To renew its economic leadership in the world, America must get its fiscal house in order, revamp the federal tax code and educational system and encourage greater leadership and risk-taking in business.
So said former Hewlett-Packard Chief Executive Carly Fiorina, who kicked off the opening general session of the 2012 annual meeting of the Association for Advanced Life Underwriting (AALU), being held in Washington April 29-May 2. The four-day gathering, the AALU's 55th since the organization's founding, comprises a mix general sessions and workshops focused on professional development and political advocacy of issues of interest to the life insurance community.
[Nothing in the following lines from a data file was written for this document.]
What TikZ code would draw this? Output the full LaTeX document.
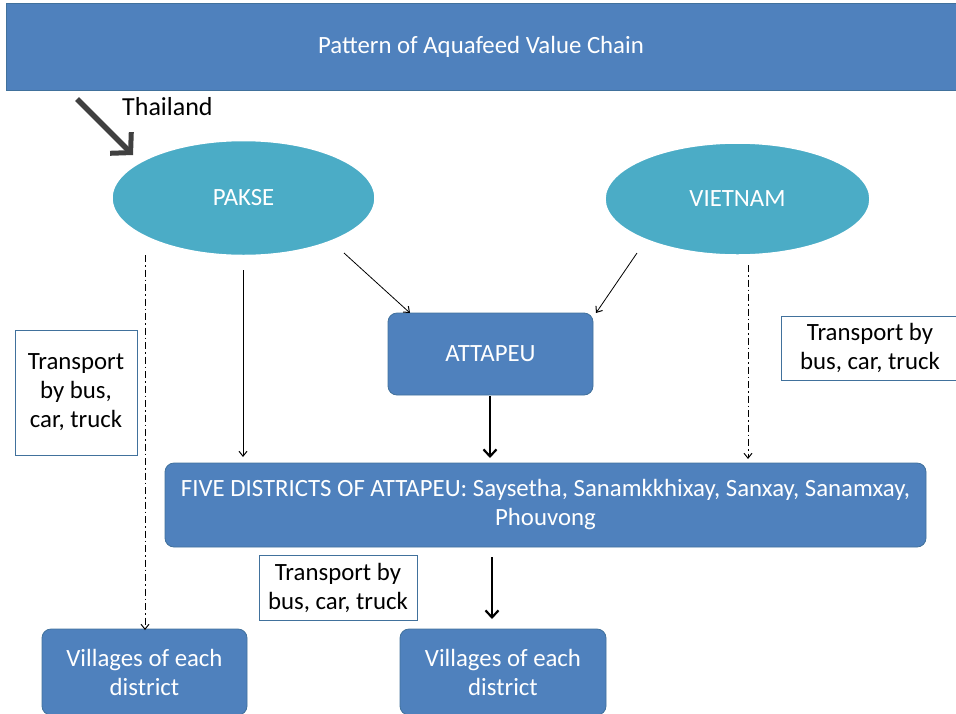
\documentclass[tikz,border=0pt]{standalone}
\usepackage{fontspec}
\setmainfont{Carlito}
\usetikzlibrary{shapes.geometric,arrows.meta}
\definecolor{boxblue}{HTML}{4F81BD}
\definecolor{boxedge}{HTML}{41719C}
\definecolor{ellcol}{HTML}{4BACC6}
\definecolor{darkarrow}{HTML}{404040}
\begin{document}
\begin{tikzpicture}[x=1pt,y=-1pt,
  font=\fontsize{24.8}{29}\selectfont,
  bluebox/.style={draw=boxedge,line width=0.8pt,fill=boxblue,text=white,rounded corners=9pt,align=center,inner sep=0pt},
  ell/.style={ellipse,draw=white,line width=1.5pt,fill=ellcol,text=white,inner sep=0pt},
  notebox/.style={draw=boxedge,line width=0.8pt,fill=white,text=black,align=center,inner sep=0pt},
  thin arrow/.style={-{Straight Barb[length=5pt,width=8pt,line width=1pt]},line width=0.8pt},
  thick arrow/.style={-{Straight Barb[length=7pt,width=13pt,line width=2.2pt]},line width=2.5pt},
  dd arrow/.style={-{Straight Barb[length=5pt,width=8pt,line width=1pt]},line width=1pt,dash pattern=on 7pt off 3pt on 1.5pt off 3pt}]
\useasboundingbox (0,0) rectangle (956,713);
% title
\node[draw=boxedge,line width=0.8pt,fill=boxblue,text=white,minimum width=950pt,minimum height=87pt,inner sep=0pt] (title) at (481,46.5) {Pattern of Aquafeed Value Chain};
% ellipses
\node[ell,minimum width=263pt,minimum height=115pt] (pakse) at (243.5,198) {PAKSE};
\node[ell,minimum width=265pt,minimum height=112pt] (viet) at (737.5,199) {VIETNAM};
% boxes
\node[bluebox,minimum width=205pt,minimum height=82pt] (att) at (490.5,354) {ATTAPEU};
\node[bluebox,minimum width=761pt,minimum height=84pt] (five) at (545.5,505) {FIVE DISTRICTS OF ATTAPEU: Saysetha, Sanamkkhixay, Sanxay, Sanamxay,\\Phouvong};
\node[bluebox,minimum width=205pt,minimum height=86pt] (vill1) at (144.5,672) {Villages of each\\district};
\node[bluebox,minimum width=206pt,minimum height=86pt] (vill2) at (503,672) {Villages of each\\district};
% note boxes
\node[notebox,minimum width=122pt,minimum height=125pt] (t1) at (76,392.5) {Transport\\by bus,\\car, truck};
\node[notebox,minimum width=178pt,minimum height=64pt] (t2) at (870,348) {Transport by\\bus, car, truck};
\node[notebox,minimum width=158pt,minimum height=65pt] (t3) at (338,587.5) {Transport by\\bus, car, truck};
% Thailand
\node[text=black,anchor=west,inner sep=0pt,font=\fontsize{26}{30}\selectfont] (thai) at (122,107) {Thailand};
\coordinate (thaistart) at (77,99);
\coordinate (thaiend) at (133,155);
\draw[-{Straight Barb[length=14pt,width=30pt,line width=5pt]},line width=5.5pt,color=darkarrow] (thaistart) -- (thaiend);
% connectors
\draw[dd arrow] (145,255) -- (145,630);
\draw[thin arrow] (243,270) -- (243,457);
\draw[thin arrow] (344,253) -- (410,313);
\draw[thin arrow] (637,253) -- (596,313);
\draw[dd arrow] (748,265) -- (748,459);
\draw[thick arrow] (490,396) -- (490,458);
\draw[thick arrow] (492,557) -- (492,619);
\end{tikzpicture}
\end{document}
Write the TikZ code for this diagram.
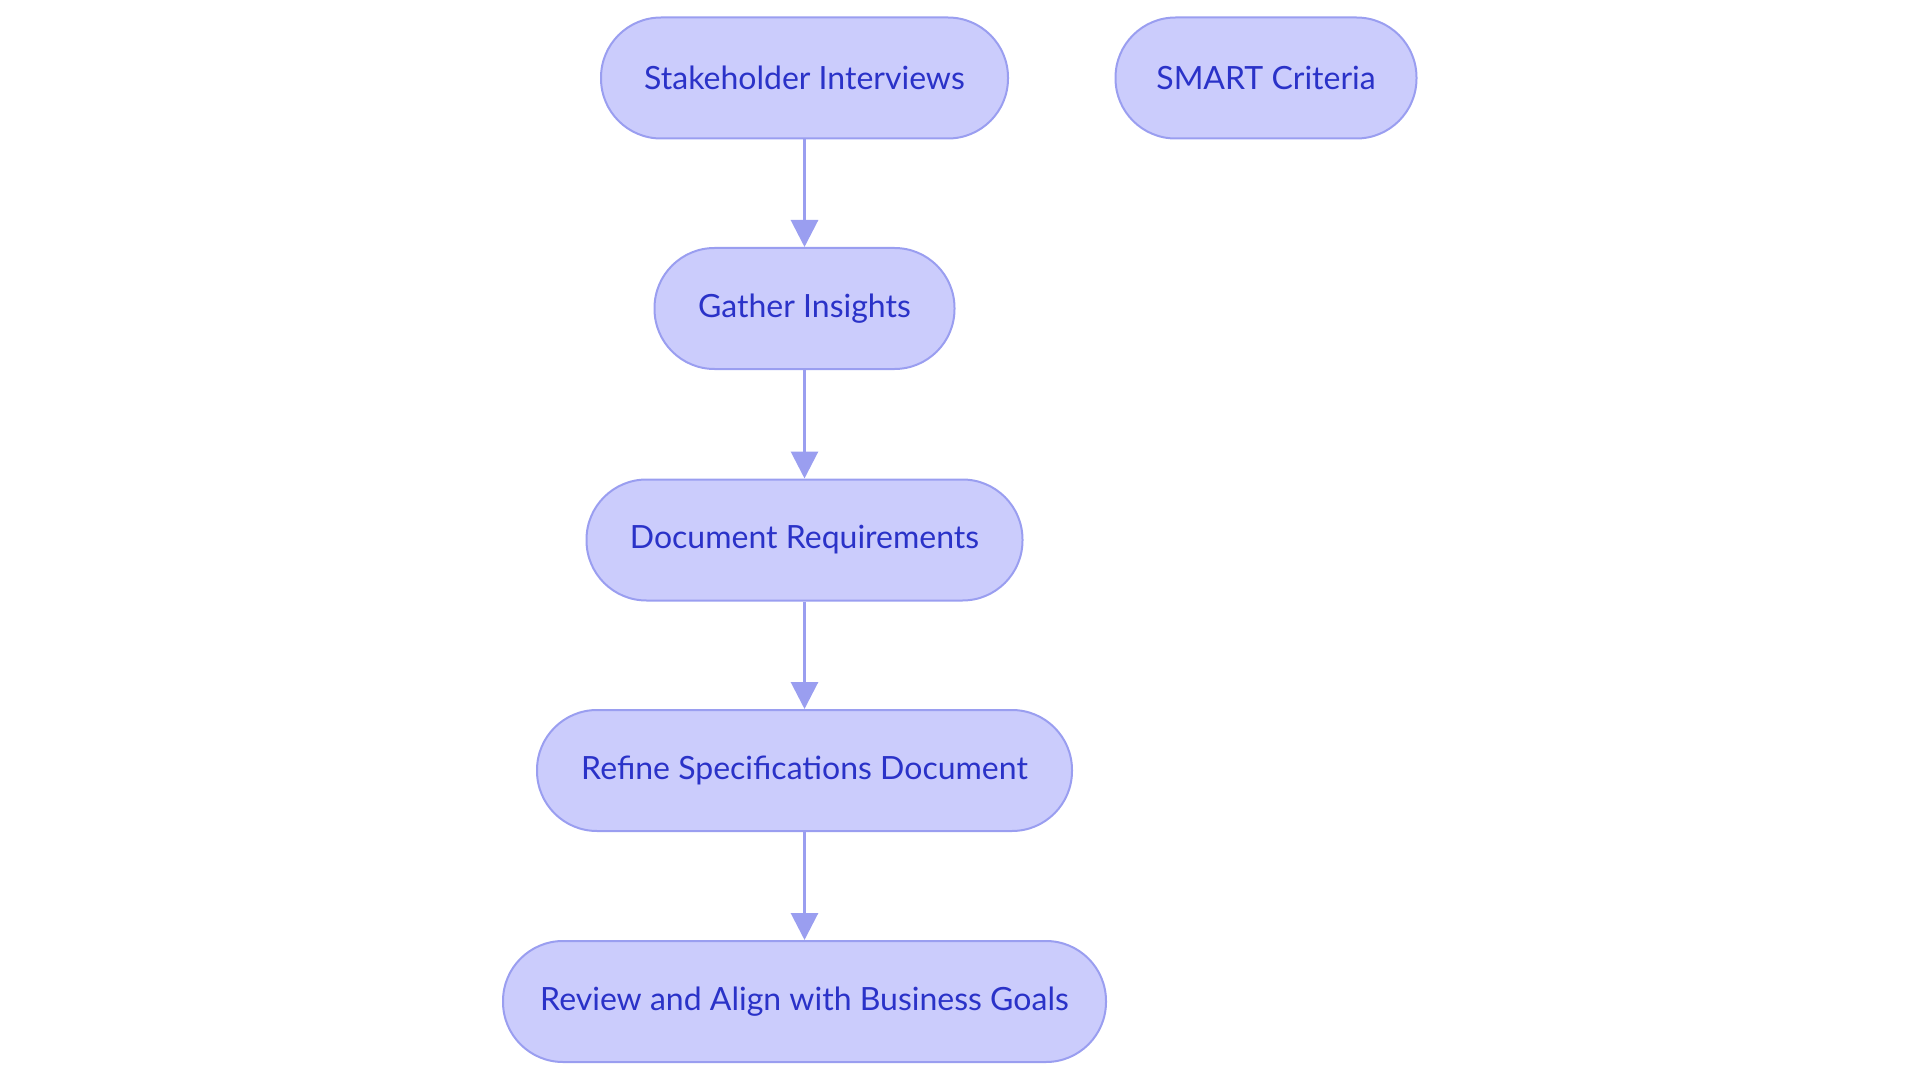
\documentclass[tikz,border=0pt]{standalone}
\usepackage{fontspec}
\setmainfont{Lato}
\usetikzlibrary{arrows.meta}
\definecolor{nodefill}{HTML}{CBCCFC}
\definecolor{nodeline}{HTML}{9A9EF0}
\definecolor{nodetext}{HTML}{2A32C8}
\begin{document}
\begin{tikzpicture}[x=1pt,y=-1pt,
  pill/.style={draw=nodeline,fill=nodefill,line width=2pt,rounded corners=60pt,
    minimum height=121pt,inner sep=0pt,text=nodetext,
    font=\fontsize{32}{38}\selectfont},
  conn/.style={draw=nodeline,line width=3pt,-{Triangle[length=27pt,width=27pt]}}]
\useasboundingbox (0,0) rectangle (1920,1083);
\node[pill,minimum width=407pt] (a) at (804.5,78) {Stakeholder Interviews};
\node[pill,minimum width=301pt] (s) at (1266,78) {SMART Criteria};
\node[pill,minimum width=300pt] (b) at (804.5,308.5) {Gather Insights};
\node[pill,minimum width=436pt] (c) at (804.5,540) {Document Requirements};
\node[pill,minimum width=535pt] (d) at (804.5,770.5) {Refine Specifications Document};
\node[pill,minimum width=603pt] (e) at (804.5,1001.5) {Review and Align with Business Goals};
\draw[conn] (a) -- (b);
\draw[conn] (b) -- (c);
\draw[conn] (c) -- (d);
\draw[conn] (d) -- (e);
\end{tikzpicture}
\end{document}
Absent a more small business friendly environment in which to conduct business--including reduced corporate tax rates, simplification of the tax code to encourage greater risk-taking and entrepreneurship, and less regulation of small businesses--the U.S. economy will continue to lag behind international competitors in terms of growth, job creation and technology innovation, she said.
"Small businesses generate most of the new jobs in small communities," Fiorina said. "They generate 11 times the number of patents of large companies and are the engine of growth and innovation in country. Small businesses are also the first rung on the latter of the American dream."
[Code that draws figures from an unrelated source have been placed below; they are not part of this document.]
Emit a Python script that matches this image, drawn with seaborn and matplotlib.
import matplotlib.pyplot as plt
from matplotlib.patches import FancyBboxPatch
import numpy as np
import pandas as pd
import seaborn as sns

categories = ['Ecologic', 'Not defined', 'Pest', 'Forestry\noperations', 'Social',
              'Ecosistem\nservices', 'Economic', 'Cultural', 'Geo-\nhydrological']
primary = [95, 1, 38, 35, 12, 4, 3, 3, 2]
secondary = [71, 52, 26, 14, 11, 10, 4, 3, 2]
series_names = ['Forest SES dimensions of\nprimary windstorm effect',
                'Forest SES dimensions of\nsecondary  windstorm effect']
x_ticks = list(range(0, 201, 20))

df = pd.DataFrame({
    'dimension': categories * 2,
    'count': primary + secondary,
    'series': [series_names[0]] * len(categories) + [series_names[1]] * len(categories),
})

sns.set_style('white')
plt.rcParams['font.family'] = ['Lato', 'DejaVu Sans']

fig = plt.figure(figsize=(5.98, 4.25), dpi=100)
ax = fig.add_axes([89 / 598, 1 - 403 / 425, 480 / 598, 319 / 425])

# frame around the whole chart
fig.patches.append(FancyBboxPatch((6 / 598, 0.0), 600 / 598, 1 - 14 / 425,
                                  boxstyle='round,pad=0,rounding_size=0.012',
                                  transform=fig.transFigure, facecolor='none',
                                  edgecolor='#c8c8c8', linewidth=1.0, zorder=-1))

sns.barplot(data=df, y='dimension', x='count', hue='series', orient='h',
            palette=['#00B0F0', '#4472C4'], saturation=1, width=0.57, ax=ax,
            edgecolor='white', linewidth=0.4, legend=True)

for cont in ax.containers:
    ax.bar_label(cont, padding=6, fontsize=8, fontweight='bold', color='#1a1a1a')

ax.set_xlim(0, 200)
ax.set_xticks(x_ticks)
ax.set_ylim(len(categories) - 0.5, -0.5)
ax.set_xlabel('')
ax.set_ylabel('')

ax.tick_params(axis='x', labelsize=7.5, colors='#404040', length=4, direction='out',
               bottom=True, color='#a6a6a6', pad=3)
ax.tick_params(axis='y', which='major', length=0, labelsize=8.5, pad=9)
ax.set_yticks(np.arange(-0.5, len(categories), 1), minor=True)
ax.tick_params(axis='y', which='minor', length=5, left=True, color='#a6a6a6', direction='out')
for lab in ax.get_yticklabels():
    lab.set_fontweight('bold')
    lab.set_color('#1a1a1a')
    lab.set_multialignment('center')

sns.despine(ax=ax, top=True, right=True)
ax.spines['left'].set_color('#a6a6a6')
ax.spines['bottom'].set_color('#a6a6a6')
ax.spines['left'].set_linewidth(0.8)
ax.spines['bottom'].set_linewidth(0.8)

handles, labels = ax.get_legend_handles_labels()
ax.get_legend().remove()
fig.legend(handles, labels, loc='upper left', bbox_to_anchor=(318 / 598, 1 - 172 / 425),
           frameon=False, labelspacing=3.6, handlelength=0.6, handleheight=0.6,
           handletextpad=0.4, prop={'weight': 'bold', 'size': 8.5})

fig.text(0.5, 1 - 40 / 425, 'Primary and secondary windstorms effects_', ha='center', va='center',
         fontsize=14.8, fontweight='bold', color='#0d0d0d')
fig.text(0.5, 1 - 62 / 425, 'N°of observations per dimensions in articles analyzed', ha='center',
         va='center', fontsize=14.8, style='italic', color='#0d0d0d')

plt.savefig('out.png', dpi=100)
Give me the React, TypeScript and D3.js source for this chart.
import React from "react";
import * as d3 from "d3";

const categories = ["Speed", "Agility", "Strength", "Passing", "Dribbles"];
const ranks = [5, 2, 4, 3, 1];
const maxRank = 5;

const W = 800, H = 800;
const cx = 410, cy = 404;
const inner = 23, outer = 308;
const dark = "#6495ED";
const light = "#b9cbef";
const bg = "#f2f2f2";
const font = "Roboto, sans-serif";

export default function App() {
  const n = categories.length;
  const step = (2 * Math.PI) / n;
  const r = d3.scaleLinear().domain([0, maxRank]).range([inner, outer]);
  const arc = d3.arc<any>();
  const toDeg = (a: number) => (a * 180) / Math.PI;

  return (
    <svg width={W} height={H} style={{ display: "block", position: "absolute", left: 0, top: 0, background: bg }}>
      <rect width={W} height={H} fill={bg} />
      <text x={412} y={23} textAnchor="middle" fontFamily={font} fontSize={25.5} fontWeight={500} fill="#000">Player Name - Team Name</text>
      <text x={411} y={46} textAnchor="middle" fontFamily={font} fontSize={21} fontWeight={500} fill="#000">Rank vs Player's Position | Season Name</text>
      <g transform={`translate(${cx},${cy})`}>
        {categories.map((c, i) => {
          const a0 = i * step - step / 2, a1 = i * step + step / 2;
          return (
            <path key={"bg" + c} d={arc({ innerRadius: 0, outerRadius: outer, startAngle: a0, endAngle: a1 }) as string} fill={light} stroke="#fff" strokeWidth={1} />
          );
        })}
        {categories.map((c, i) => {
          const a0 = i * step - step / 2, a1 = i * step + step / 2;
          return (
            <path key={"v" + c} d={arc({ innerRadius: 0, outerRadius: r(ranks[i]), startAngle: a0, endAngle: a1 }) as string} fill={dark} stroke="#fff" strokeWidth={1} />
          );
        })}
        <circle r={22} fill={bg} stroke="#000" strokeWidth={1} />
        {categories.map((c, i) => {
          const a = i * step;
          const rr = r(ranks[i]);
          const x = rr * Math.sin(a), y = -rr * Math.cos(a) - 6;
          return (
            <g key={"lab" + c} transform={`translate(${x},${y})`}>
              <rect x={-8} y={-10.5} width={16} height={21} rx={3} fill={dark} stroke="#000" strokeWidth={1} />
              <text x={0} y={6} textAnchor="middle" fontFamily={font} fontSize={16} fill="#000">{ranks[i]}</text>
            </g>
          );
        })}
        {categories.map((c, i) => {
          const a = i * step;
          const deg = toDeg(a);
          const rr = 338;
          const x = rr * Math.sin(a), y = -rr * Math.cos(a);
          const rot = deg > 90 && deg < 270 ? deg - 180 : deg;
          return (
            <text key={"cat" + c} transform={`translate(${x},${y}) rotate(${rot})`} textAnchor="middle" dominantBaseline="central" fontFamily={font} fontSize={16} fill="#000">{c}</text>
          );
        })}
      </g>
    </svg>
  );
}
Fiorina added that the U.S. educational system must be revamped to boost the pool of skilled labor needed to meet the demands of the growth sectors of the coming decades. Among them: health care, bio technology, information technology and energy.
Also critical to the nation's economic health, are reforms, particularly of federal entitlement programs, needed to government spending under control. Corporations, said Fiorina, need to take a long-term view of their business interests when developing go-to-market strategies and not focus so much on short-term financial gains simply to satisfy investors.
Creating long-term sustainable value means investment for growth over the long haul," she said. "Too many public companies have become fixated on making their quarterly earnings numbers. Growth is essential for companies, but you can't do this by just cutting costs to boost profit margins."
Fiorina drew a distinction between management and leadership. Management, she said, is about achieving acceptable results within known conditions and constraints. Leadership, by contrast, calls for changing the constraints and conditions.
"I used to think that leadership was about title and position," she said. "But leadership is actually about making a positive difference--in your community, your business and your family. Everyone has the potential to lead, but not all choose to lead."
Fiorina added that she learned early in her business career that changing one's habits and outlook to meet the needs of the moment is difficult for people because they are afraid of looking foolish, taking risks and failing. Change is also hard because people get invested in the status quo.
By way of example, Fiorina cited corporate resistance to the organizational hierarchy of technology giant Hewlett-Packard, where Fiorina served as CEO. A thinning of the corporate ranks was necessary, she said, to make H-P nimble once more in the information technology space. When she became CEO, the company was suffering from low product margins and was not innovating in most product categories, yet top-tier executives resisted an organizational revamp because they had a vested interest in their current positions.
"I decided that we had to reduce the number of company business units from 87 to 16," she said. "The vice presidents that headed those 87 business units wanted to keep their titles because they had earned their success adhering to the status quo. They became resistant to change."
Fiorina added that America's congressmen and senators also become wedded to a political status quo--repeatedly running and winning campaigns--and the result is that many among them remain in office for too long. The nation's founders she said, intended ours to be a citizen government, where people routinely move between public service and private life.
"We need more of a citizen's government now, with politicians, the coin of the realm is ideas and words," she added. "Often, however, there is too much distance between ideas and actions to actually get something done. We need different people and different results in Washington."
Fiorina said that Washington needs to pay greater attention to the needs and interests of small business owners, who are inadequately represented on Capitol Hill relative to big business. As a result, she noted, federal legislation and regulations intended to benefit large companies often end up harming smaller firms.
To illustrate, Fiorina pointed to the federal bailout in 2009 of the big three auto makers. The government relief saved union jobs and kept parts suppliers in business. But many more people were downsized because auto dealerships were left out of the deal.